- [Exercise objective] Every record should be copied exactly, except that pictures are to be omitted.

- [Records shown]
* * *

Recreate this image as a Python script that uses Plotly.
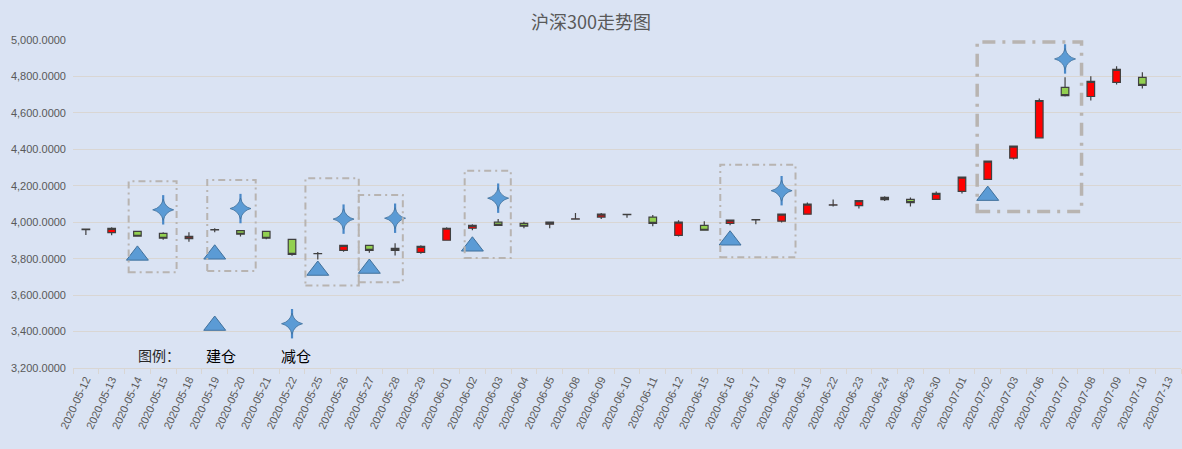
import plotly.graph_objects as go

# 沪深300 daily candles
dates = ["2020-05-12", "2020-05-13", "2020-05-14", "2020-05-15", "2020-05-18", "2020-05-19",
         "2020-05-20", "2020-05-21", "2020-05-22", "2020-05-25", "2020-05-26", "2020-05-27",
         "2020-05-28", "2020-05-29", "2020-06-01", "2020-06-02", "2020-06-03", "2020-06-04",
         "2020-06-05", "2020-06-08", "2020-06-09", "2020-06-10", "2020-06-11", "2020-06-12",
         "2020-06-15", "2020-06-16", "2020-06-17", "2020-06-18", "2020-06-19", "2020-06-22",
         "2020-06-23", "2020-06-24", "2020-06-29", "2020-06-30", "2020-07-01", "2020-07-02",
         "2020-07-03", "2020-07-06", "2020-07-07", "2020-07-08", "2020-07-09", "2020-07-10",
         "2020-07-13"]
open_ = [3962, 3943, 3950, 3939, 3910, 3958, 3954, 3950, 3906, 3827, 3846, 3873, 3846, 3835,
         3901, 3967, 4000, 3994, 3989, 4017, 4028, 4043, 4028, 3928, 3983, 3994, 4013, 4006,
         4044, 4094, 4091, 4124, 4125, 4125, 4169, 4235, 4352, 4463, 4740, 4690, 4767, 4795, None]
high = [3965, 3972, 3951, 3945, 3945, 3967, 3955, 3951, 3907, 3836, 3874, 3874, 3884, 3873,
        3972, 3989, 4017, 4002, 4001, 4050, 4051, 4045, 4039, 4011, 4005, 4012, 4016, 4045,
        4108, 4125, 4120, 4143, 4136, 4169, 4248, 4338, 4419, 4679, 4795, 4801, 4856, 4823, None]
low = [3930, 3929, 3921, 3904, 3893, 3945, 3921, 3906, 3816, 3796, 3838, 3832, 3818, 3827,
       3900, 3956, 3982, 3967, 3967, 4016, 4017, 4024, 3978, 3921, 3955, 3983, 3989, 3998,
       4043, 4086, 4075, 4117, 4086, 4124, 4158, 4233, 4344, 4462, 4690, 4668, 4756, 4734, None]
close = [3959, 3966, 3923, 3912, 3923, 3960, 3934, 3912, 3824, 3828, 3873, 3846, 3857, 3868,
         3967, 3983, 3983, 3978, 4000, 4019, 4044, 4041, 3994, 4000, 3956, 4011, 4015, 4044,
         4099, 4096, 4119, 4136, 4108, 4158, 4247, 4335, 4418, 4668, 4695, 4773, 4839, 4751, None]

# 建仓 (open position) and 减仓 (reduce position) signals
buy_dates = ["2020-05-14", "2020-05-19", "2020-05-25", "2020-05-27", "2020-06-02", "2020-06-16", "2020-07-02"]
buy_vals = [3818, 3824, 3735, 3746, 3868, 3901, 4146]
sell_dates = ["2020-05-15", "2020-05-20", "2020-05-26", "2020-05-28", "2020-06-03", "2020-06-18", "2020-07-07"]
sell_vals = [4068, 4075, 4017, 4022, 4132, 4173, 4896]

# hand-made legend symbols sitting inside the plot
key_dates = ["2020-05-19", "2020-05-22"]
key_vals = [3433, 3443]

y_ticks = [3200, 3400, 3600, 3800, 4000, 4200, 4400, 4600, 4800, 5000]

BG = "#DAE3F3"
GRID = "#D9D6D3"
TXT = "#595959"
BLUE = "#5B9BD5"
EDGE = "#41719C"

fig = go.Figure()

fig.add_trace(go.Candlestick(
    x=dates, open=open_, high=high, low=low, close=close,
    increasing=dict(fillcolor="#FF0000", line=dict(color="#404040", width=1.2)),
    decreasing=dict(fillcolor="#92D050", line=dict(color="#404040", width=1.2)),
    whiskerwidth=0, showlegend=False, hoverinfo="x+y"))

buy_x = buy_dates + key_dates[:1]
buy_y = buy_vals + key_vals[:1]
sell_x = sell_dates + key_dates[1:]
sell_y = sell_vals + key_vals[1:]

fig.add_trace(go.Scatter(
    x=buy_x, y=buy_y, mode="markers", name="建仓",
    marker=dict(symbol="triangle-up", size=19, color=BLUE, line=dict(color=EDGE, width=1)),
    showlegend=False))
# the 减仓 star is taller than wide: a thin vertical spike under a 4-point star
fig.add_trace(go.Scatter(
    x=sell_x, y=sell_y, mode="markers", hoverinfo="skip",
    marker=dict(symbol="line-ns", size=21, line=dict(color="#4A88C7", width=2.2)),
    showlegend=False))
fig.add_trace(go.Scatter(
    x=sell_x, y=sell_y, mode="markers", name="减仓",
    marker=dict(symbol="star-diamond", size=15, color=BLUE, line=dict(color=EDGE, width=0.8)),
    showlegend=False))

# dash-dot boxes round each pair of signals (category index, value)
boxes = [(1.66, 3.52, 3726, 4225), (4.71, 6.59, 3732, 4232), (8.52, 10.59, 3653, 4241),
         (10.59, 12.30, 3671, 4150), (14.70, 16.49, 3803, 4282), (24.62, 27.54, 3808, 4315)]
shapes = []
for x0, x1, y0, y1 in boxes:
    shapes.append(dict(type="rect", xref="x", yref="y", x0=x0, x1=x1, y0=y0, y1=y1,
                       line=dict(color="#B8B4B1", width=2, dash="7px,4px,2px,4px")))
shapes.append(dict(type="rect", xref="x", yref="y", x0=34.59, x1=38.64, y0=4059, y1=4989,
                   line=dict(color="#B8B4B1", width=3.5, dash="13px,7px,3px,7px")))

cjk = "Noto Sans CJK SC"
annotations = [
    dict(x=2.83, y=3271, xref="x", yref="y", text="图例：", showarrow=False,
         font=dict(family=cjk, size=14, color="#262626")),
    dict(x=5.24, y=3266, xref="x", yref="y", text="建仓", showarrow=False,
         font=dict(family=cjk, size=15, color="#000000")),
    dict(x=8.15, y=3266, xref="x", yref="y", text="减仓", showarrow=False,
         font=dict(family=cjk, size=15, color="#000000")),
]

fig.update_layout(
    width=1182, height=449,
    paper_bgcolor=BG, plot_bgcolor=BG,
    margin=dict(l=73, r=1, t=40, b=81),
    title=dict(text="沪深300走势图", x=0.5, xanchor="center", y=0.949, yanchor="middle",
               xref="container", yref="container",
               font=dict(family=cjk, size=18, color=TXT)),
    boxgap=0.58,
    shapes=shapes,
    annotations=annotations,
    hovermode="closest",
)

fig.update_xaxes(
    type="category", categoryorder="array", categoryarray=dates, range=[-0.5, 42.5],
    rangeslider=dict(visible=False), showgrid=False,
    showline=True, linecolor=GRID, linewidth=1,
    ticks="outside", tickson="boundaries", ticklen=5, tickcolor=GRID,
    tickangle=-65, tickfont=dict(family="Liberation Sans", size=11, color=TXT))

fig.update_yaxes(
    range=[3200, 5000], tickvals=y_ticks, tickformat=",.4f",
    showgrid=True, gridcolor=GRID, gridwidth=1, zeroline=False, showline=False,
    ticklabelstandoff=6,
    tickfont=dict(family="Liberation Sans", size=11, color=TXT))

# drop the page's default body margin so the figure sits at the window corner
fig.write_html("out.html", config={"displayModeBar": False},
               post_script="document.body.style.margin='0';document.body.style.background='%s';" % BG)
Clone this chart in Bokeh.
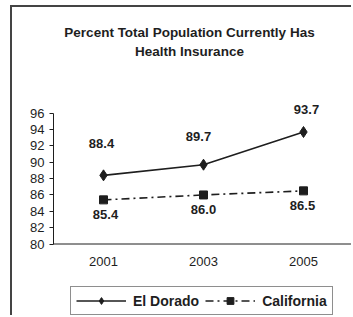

* * *

- [Exercise response]
Recreate this image as a Python script that uses Plotly.
import plotly.graph_objects as go

# 沪深300 daily candles
dates = ["2020-05-12", "2020-05-13", "2020-05-14", "2020-05-15", "2020-05-18", "2020-05-19",
         "2020-05-20", "2020-05-21", "2020-05-22", "2020-05-25", "2020-05-26", "2020-05-27",
         "2020-05-28", "2020-05-29", "2020-06-01", "2020-06-02", "2020-06-03", "2020-06-04",
         "2020-06-05", "2020-06-08", "2020-06-09", "2020-06-10", "2020-06-11", "2020-06-12",
         "2020-06-15", "2020-06-16", "2020-06-17", "2020-06-18", "2020-06-19", "2020-06-22",
         "2020-06-23", "2020-06-24", "2020-06-29", "2020-06-30", "2020-07-01", "2020-07-02",
         "2020-07-03", "2020-07-06", "2020-07-07", "2020-07-08", "2020-07-09", "2020-07-10",
         "2020-07-13"]
open_ = [3962, 3943, 3950, 3939, 3910, 3958, 3954, 3950, 3906, 3827, 3846, 3873, 3846, 3835,
         3901, 3967, 4000, 3994, 3989, 4017, 4028, 4043, 4028, 3928, 3983, 3994, 4013, 4006,
         4044, 4094, 4091, 4124, 4125, 4125, 4169, 4235, 4352, 4463, 4740, 4690, 4767, 4795, None]
high = [3965, 3972, 3951, 3945, 3945, 3967, 3955, 3951, 3907, 3836, 3874, 3874, 3884, 3873,
        3972, 3989, 4017, 4002, 4001, 4050, 4051, 4045, 4039, 4011, 4005, 4012, 4016, 4045,
        4108, 4125, 4120, 4143, 4136, 4169, 4248, 4338, 4419, 4679, 4795, 4801, 4856, 4823, None]
low = [3930, 3929, 3921, 3904, 3893, 3945, 3921, 3906, 3816, 3796, 3838, 3832, 3818, 3827,
       3900, 3956, 3982, 3967, 3967, 4016, 4017, 4024, 3978, 3921, 3955, 3983, 3989, 3998,
       4043, 4086, 4075, 4117, 4086, 4124, 4158, 4233, 4344, 4462, 4690, 4668, 4756, 4734, None]
close = [3959, 3966, 3923, 3912, 3923, 3960, 3934, 3912, 3824, 3828, 3873, 3846, 3857, 3868,
         3967, 3983, 3983, 3978, 4000, 4019, 4044, 4041, 3994, 4000, 3956, 4011, 4015, 4044,
         4099, 4096, 4119, 4136, 4108, 4158, 4247, 4335, 4418, 4668, 4695, 4773, 4839, 4751, None]

# 建仓 (open position) and 减仓 (reduce position) signals
buy_dates = ["2020-05-14", "2020-05-19", "2020-05-25", "2020-05-27", "2020-06-02", "2020-06-16", "2020-07-02"]
buy_vals = [3818, 3824, 3735, 3746, 3868, 3901, 4146]
sell_dates = ["2020-05-15", "2020-05-20", "2020-05-26", "2020-05-28", "2020-06-03", "2020-06-18", "2020-07-07"]
sell_vals = [4068, 4075, 4017, 4022, 4132, 4173, 4896]

# hand-made legend symbols sitting inside the plot
key_dates = ["2020-05-19", "2020-05-22"]
key_vals = [3433, 3443]

y_ticks = [3200, 3400, 3600, 3800, 4000, 4200, 4400, 4600, 4800, 5000]

BG = "#DAE3F3"
GRID = "#D9D6D3"
TXT = "#595959"
BLUE = "#5B9BD5"
EDGE = "#41719C"

fig = go.Figure()

fig.add_trace(go.Candlestick(
    x=dates, open=open_, high=high, low=low, close=close,
    increasing=dict(fillcolor="#FF0000", line=dict(color="#404040", width=1.2)),
    decreasing=dict(fillcolor="#92D050", line=dict(color="#404040", width=1.2)),
    whiskerwidth=0, showlegend=False, hoverinfo="x+y"))

buy_x = buy_dates + key_dates[:1]
buy_y = buy_vals + key_vals[:1]
sell_x = sell_dates + key_dates[1:]
sell_y = sell_vals + key_vals[1:]

fig.add_trace(go.Scatter(
    x=buy_x, y=buy_y, mode="markers", name="建仓",
    marker=dict(symbol="triangle-up", size=19, color=BLUE, line=dict(color=EDGE, width=1)),
    showlegend=False))
# the 减仓 star is taller than wide: a thin vertical spike under a 4-point star
fig.add_trace(go.Scatter(
    x=sell_x, y=sell_y, mode="markers", hoverinfo="skip",
    marker=dict(symbol="line-ns", size=21, line=dict(color="#4A88C7", width=2.2)),
    showlegend=False))
fig.add_trace(go.Scatter(
    x=sell_x, y=sell_y, mode="markers", name="减仓",
    marker=dict(symbol="star-diamond", size=15, color=BLUE, line=dict(color=EDGE, width=0.8)),
    showlegend=False))

# dash-dot boxes round each pair of signals (category index, value)
boxes = [(1.66, 3.52, 3726, 4225), (4.71, 6.59, 3732, 4232), (8.52, 10.59, 3653, 4241),
         (10.59, 12.30, 3671, 4150), (14.70, 16.49, 3803, 4282), (24.62, 27.54, 3808, 4315)]
shapes = []
for x0, x1, y0, y1 in boxes:
    shapes.append(dict(type="rect", xref="x", yref="y", x0=x0, x1=x1, y0=y0, y1=y1,
                       line=dict(color="#B8B4B1", width=2, dash="7px,4px,2px,4px")))
shapes.append(dict(type="rect", xref="x", yref="y", x0=34.59, x1=38.64, y0=4059, y1=4989,
                   line=dict(color="#B8B4B1", width=3.5, dash="13px,7px,3px,7px")))

cjk = "Noto Sans CJK SC"
annotations = [
    dict(x=2.83, y=3271, xref="x", yref="y", text="图例：", showarrow=False,
         font=dict(family=cjk, size=14, color="#262626")),
    dict(x=5.24, y=3266, xref="x", yref="y", text="建仓", showarrow=False,
         font=dict(family=cjk, size=15, color="#000000")),
    dict(x=8.15, y=3266, xref="x", yref="y", text="减仓", showarrow=False,
         font=dict(family=cjk, size=15, color="#000000")),
]

fig.update_layout(
    width=1182, height=449,
    paper_bgcolor=BG, plot_bgcolor=BG,
    margin=dict(l=73, r=1, t=40, b=81),
    title=dict(text="沪深300走势图", x=0.5, xanchor="center", y=0.949, yanchor="middle",
               xref="container", yref="container",
               font=dict(family=cjk, size=18, color=TXT)),
    boxgap=0.58,
    shapes=shapes,
    annotations=annotations,
    hovermode="closest",
)

fig.update_xaxes(
    type="category", categoryorder="array", categoryarray=dates, range=[-0.5, 42.5],
    rangeslider=dict(visible=False), showgrid=False,
    showline=True, linecolor=GRID, linewidth=1,
    ticks="outside", tickson="boundaries", ticklen=5, tickcolor=GRID,
    tickangle=-65, tickfont=dict(family="Liberation Sans", size=11, color=TXT))

fig.update_yaxes(
    range=[3200, 5000], tickvals=y_ticks, tickformat=",.4f",
    showgrid=True, gridcolor=GRID, gridwidth=1, zeroline=False, showline=False,
    ticklabelstandoff=6,
    tickfont=dict(family="Liberation Sans", size=11, color=TXT))

# drop the page's default body margin so the figure sits at the window corner
fig.write_html("out.html", config={"displayModeBar": False},
               post_script="document.body.style.margin='0';document.body.style.background='%s';" % BG)
Clone this chart in Bokeh.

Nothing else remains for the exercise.